The maximum civil penalty local authorities in England can impose on landlords rose from £30,000 to £40,000 on 1 May 2026. That increase came into force on the same day as the Renters' Rights Act 2025. New statutory guidance published on the same date tells councils exactly how to use these powers (GOV.UK / MHCLG, 1 May 2026).
The guidance is a signal. When the government publishes a detailed enforcement manual and raises the penalty ceiling on the same day new legislation takes effect, local authorities are being told to use the tools.
What the Guidance Covers
The statutory guidance applies to local housing authorities in England, and to county councils. It covers a specific list of offences and breaches under the Renters' Rights Act 2025, the Housing Act 2004, and the Housing and Planning Act 2016 (GOV.UK, 1 May 2026).
Two penalty tiers apply. Breaches carry a civil penalty of up to £7,000, with no option to prosecute. Offences carry up to £40,000, or prosecution - the local authority chooses which route. The distinction matters: offences are the serious category, and most of the Renters' Rights Act violations sit there.
The offences covered include unlawful eviction and harassment, failure to give a tenant a written statement of tenancy terms, and HMO (house in multiple occupation) licensing failures. Also covered: failing to comply with HMO management regulations, contravening overcrowding notices, breaching banning orders, and rental discrimination or rental bidding offences under the Renters' Rights Act 2025.
The Compounding Risk
The data that most landlords will miss is how penalties escalate. One breach is not the end of the story.

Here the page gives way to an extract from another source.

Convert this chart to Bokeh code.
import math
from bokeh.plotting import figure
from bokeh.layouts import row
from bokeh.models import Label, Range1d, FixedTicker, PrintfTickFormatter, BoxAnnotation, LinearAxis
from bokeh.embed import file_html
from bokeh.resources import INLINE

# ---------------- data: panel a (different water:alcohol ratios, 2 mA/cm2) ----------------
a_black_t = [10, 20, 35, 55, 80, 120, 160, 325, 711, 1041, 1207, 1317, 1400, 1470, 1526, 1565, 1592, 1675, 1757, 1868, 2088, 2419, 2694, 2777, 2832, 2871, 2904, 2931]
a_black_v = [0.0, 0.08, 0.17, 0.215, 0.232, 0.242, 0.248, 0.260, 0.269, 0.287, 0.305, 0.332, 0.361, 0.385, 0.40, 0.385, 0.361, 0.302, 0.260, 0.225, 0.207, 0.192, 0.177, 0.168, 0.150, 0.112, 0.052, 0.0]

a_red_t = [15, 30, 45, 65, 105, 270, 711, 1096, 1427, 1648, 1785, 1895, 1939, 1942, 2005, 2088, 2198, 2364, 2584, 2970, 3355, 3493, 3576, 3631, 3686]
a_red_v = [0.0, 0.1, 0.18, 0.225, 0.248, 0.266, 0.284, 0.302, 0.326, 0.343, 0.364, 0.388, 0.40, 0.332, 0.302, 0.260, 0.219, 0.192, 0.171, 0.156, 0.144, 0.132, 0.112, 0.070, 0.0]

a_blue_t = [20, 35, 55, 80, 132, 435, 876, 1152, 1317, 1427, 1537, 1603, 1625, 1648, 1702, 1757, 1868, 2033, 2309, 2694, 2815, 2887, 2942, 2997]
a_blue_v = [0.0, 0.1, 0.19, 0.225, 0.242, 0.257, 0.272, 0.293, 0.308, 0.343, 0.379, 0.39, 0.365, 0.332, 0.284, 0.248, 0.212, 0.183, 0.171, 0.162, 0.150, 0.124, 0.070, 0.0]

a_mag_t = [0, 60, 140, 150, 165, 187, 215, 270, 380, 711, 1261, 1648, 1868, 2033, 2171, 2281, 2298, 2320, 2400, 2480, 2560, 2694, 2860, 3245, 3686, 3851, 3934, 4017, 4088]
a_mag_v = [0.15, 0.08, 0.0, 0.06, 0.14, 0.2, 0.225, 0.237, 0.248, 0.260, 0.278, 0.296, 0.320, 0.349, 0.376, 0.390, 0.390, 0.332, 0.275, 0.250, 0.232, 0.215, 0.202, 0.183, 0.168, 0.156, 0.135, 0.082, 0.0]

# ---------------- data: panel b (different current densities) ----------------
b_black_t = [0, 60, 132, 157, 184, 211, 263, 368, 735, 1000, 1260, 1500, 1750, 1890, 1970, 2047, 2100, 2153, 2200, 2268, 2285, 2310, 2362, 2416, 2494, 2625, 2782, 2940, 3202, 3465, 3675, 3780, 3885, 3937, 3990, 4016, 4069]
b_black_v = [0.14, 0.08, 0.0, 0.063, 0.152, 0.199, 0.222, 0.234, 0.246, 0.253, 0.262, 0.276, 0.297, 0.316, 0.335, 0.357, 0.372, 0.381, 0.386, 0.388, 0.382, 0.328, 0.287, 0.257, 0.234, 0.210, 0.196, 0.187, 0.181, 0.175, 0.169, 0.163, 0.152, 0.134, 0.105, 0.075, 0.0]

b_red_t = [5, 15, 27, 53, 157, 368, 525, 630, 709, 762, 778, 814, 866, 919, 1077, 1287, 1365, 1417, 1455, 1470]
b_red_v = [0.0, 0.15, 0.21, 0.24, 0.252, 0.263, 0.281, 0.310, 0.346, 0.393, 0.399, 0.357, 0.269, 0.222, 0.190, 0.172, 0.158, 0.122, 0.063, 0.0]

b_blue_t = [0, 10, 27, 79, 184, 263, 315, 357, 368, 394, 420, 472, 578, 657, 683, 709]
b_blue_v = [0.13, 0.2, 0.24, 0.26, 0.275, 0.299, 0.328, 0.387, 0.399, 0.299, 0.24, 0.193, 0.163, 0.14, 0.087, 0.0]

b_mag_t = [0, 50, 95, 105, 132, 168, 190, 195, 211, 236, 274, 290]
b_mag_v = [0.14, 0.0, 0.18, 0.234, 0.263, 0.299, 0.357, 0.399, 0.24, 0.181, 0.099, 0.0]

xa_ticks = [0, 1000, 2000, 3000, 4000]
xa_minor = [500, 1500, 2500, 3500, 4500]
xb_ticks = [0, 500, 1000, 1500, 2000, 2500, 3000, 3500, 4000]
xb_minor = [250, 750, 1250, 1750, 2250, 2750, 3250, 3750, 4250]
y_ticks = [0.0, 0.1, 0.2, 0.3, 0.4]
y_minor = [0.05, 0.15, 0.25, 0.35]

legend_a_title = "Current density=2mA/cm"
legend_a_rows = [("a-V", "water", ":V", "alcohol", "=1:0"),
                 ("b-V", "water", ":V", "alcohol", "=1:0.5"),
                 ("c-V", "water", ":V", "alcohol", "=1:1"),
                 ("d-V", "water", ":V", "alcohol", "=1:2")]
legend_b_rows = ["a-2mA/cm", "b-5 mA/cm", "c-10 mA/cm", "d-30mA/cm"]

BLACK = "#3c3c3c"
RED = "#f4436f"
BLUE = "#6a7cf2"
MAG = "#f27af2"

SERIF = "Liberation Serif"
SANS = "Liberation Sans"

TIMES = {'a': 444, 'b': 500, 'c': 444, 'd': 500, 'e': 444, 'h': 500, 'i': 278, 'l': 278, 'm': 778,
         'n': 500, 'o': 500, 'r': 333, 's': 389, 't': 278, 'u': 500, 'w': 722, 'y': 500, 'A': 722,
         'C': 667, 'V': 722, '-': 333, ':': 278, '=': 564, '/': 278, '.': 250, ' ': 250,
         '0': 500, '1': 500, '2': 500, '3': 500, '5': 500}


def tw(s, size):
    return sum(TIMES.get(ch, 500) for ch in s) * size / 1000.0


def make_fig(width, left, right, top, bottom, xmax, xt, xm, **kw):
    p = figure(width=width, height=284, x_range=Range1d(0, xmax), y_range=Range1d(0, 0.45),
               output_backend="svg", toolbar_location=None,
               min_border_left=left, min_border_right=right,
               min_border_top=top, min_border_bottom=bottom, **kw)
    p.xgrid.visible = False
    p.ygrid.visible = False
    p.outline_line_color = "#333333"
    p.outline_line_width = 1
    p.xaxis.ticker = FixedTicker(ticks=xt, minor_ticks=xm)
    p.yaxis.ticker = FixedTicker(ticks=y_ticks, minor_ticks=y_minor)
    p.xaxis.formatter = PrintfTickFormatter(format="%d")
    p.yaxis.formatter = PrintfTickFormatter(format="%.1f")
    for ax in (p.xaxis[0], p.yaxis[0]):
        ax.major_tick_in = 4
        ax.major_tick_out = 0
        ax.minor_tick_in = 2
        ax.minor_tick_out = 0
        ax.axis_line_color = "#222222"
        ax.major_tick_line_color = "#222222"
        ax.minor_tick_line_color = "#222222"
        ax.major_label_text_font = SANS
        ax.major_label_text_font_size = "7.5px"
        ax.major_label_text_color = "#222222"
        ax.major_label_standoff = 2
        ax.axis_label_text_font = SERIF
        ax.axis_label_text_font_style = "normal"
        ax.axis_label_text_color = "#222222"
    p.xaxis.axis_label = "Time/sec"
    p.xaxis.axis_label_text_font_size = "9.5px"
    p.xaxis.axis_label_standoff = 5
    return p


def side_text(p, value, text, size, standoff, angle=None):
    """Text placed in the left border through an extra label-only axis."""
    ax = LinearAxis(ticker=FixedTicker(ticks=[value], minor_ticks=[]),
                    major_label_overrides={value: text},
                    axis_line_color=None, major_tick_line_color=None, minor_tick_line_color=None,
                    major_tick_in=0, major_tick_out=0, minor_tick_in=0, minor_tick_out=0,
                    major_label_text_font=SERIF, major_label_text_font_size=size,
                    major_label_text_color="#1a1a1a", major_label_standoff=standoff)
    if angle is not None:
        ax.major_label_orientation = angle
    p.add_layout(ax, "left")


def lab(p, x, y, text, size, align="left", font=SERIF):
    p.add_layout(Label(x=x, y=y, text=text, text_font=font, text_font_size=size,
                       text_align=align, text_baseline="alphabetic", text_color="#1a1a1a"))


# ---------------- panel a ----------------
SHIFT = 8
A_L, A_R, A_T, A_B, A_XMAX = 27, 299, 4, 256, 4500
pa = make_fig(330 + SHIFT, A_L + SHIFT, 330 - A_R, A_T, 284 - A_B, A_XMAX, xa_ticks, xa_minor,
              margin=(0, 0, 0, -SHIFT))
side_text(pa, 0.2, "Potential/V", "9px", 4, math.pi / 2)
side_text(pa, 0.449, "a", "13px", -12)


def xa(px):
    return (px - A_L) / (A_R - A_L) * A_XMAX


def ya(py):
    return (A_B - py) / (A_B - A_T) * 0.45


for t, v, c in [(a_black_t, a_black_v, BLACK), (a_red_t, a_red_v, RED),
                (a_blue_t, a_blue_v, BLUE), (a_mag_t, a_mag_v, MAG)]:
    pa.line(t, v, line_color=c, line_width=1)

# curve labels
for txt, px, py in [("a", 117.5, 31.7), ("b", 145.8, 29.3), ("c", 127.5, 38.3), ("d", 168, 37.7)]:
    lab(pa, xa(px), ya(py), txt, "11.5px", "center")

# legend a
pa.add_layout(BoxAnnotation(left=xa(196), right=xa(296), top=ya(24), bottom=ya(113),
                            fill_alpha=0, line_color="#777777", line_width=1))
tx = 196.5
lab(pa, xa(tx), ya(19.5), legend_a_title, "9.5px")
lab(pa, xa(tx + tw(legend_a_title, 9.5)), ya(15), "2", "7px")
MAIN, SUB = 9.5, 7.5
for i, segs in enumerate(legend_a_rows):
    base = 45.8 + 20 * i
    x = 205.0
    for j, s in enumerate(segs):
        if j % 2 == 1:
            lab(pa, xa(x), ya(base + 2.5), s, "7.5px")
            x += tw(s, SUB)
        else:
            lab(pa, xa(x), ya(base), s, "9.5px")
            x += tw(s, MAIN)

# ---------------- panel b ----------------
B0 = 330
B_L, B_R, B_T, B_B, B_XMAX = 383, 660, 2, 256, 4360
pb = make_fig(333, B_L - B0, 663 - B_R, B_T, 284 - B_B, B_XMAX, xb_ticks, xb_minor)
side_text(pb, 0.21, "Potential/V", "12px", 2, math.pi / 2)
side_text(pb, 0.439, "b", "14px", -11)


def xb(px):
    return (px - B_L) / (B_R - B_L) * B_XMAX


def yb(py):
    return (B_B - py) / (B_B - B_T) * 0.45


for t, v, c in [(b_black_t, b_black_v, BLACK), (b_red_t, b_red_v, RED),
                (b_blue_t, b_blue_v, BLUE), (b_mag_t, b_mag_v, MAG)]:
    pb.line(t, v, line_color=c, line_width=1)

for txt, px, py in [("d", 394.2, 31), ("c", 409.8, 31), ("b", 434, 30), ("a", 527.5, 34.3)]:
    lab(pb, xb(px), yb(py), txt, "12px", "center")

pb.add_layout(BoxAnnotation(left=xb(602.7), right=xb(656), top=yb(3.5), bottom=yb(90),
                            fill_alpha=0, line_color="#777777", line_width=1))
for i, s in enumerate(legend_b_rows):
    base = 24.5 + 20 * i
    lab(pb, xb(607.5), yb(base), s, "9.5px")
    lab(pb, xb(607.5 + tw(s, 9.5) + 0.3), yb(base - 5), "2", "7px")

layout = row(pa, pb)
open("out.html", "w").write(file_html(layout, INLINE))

If a breach continues for more than 28 days after a civil penalty is imposed, the landlord has committed an offence. That means prosecution or a second penalty of up to £40,000. A separate breach within five years of the first also becomes an offence at the higher tier. The underlying picture is a system designed to punish non-compliance progressively, not just once.

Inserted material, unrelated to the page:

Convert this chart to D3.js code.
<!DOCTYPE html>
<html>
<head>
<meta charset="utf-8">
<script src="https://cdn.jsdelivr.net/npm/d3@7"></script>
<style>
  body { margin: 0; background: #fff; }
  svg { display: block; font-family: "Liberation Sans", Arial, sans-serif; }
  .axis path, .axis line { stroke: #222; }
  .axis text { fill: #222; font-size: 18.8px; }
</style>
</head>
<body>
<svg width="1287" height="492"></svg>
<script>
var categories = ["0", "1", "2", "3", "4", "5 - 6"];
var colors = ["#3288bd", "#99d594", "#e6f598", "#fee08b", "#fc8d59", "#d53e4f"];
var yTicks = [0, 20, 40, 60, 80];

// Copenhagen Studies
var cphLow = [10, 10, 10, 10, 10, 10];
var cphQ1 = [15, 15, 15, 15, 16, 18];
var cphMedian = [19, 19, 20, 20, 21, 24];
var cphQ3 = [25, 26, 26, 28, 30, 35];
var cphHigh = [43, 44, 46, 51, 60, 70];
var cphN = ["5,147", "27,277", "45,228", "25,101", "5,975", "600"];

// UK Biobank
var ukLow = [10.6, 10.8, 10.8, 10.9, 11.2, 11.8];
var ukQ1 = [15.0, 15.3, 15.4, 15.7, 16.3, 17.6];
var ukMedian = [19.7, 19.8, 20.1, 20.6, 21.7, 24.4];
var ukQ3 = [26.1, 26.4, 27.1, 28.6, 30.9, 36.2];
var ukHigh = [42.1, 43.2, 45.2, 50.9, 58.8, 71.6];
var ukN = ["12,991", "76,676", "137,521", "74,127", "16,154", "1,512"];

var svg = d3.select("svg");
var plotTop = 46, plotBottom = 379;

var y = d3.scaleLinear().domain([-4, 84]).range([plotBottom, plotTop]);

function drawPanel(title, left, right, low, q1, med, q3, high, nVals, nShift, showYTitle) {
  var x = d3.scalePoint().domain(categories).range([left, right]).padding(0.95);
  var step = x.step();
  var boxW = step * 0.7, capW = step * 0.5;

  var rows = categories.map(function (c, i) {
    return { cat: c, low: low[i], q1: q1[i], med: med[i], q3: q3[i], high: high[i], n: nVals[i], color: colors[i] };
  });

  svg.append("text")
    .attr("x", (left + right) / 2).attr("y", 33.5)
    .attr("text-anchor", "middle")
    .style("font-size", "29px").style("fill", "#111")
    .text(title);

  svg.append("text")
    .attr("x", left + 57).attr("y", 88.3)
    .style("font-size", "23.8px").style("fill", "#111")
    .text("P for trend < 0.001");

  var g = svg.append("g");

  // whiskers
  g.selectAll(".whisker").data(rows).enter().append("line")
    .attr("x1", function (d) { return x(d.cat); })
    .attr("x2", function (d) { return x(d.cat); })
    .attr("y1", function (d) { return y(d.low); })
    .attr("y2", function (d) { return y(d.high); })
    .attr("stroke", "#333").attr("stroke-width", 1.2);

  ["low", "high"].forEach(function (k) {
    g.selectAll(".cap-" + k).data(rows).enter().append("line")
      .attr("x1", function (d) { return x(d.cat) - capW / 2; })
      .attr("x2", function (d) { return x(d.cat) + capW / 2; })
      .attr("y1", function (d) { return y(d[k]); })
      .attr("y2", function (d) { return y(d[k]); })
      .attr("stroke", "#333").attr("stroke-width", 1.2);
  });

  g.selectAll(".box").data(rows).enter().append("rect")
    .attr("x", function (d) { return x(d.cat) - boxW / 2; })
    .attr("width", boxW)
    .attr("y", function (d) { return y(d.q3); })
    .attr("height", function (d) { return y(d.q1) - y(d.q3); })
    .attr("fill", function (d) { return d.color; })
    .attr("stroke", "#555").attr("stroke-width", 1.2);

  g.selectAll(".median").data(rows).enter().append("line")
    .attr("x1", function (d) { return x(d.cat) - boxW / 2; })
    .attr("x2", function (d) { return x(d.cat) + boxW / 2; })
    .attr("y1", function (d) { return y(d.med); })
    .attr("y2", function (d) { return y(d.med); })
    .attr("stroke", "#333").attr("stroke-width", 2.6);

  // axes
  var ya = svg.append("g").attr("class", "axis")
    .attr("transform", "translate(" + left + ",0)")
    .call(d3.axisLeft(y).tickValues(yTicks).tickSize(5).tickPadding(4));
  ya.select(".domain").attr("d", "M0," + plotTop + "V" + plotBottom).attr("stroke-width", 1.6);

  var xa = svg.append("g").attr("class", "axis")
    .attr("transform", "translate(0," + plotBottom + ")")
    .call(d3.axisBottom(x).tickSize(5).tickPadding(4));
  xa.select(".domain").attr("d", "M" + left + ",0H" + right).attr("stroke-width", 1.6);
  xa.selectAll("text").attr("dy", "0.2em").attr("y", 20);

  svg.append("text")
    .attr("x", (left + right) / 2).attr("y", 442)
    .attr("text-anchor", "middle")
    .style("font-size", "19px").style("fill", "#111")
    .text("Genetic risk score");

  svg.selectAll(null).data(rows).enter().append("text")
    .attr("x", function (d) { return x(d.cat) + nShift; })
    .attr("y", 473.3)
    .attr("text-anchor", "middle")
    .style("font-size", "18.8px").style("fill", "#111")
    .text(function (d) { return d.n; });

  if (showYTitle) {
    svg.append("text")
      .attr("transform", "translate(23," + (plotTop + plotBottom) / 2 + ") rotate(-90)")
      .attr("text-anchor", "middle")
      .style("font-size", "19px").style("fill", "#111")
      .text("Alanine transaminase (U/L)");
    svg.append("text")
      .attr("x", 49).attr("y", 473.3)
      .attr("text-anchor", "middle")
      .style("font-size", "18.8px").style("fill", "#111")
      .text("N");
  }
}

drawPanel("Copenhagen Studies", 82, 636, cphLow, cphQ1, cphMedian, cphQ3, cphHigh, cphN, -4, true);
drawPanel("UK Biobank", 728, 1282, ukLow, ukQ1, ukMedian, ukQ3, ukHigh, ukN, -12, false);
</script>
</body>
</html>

Repeat offenders face an additional consequence. Landlords receiving two or more civil penalties in twelve months may be added to the rogue landlord database. This applies where the offences could have led to a banning order. That database is shared between local authorities and affects future enforcement treatment.
The guidance also confirms cross-boundary enforcement: councils can pursue landlords who own properties in other local authority areas. Portfolio landlords with properties across multiple areas are exposed to coordinated action.

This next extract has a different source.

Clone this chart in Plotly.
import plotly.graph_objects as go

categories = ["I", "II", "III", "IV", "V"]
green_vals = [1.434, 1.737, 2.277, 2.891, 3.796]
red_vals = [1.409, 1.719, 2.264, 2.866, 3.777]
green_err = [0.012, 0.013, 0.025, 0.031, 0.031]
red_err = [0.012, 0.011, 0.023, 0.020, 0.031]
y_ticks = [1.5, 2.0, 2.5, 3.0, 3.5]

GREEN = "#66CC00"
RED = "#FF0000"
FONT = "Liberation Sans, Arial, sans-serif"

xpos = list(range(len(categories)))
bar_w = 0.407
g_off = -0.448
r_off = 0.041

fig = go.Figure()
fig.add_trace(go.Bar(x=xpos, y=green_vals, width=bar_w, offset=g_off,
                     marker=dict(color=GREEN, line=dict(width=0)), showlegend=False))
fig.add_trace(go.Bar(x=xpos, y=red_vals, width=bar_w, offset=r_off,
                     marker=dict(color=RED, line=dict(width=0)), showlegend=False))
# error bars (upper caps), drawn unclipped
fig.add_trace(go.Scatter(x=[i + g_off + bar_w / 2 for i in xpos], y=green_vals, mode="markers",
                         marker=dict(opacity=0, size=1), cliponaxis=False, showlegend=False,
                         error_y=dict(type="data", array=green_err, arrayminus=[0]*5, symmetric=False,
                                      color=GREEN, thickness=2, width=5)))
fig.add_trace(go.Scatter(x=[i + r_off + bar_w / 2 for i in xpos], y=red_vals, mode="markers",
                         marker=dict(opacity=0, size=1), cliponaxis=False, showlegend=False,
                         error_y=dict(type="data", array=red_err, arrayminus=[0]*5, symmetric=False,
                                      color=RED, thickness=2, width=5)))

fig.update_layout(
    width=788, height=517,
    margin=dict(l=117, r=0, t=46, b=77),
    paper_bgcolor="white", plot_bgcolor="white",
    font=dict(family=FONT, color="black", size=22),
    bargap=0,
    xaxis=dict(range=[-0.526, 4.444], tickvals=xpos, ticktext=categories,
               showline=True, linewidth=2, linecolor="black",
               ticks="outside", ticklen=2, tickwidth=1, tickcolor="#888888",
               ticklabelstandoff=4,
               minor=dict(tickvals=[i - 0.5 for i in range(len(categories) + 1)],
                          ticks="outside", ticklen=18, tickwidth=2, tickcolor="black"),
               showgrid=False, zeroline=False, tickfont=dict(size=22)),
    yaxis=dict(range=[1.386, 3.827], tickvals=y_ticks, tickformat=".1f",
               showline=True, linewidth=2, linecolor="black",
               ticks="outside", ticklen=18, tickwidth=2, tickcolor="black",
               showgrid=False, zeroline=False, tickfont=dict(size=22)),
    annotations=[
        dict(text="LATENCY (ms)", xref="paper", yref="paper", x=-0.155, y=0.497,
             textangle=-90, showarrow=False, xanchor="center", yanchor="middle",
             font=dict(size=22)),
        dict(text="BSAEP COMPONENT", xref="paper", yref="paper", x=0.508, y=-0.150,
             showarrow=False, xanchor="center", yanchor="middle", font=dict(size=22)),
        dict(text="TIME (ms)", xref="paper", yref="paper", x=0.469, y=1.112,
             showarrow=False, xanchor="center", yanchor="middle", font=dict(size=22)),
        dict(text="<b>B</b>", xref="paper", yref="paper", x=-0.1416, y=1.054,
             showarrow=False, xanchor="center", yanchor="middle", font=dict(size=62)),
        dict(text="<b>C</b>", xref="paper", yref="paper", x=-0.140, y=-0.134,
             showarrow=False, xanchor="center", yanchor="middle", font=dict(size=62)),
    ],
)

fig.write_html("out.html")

Reading the Direction of Travel
The penalty cap increase - £30,000 to £40,000 - is not a minor adjustment. It represents a 33% rise in maximum exposure for any single offence. The Renters' Rights Act also removed Section 21, imposed new tenancy duties, and added HMO landlord obligations. The compliance burden materially increased on a single date.
The guidance instructs local authorities to set penalties at a level that removes financial benefit from non-compliance. Year-on-year, the trend is clearly toward tighter enforcement with higher financial stakes. The £40,000 ceiling is not a theoretical maximum - it is the benchmark local authorities are being told to consider for serious and repeat breaches.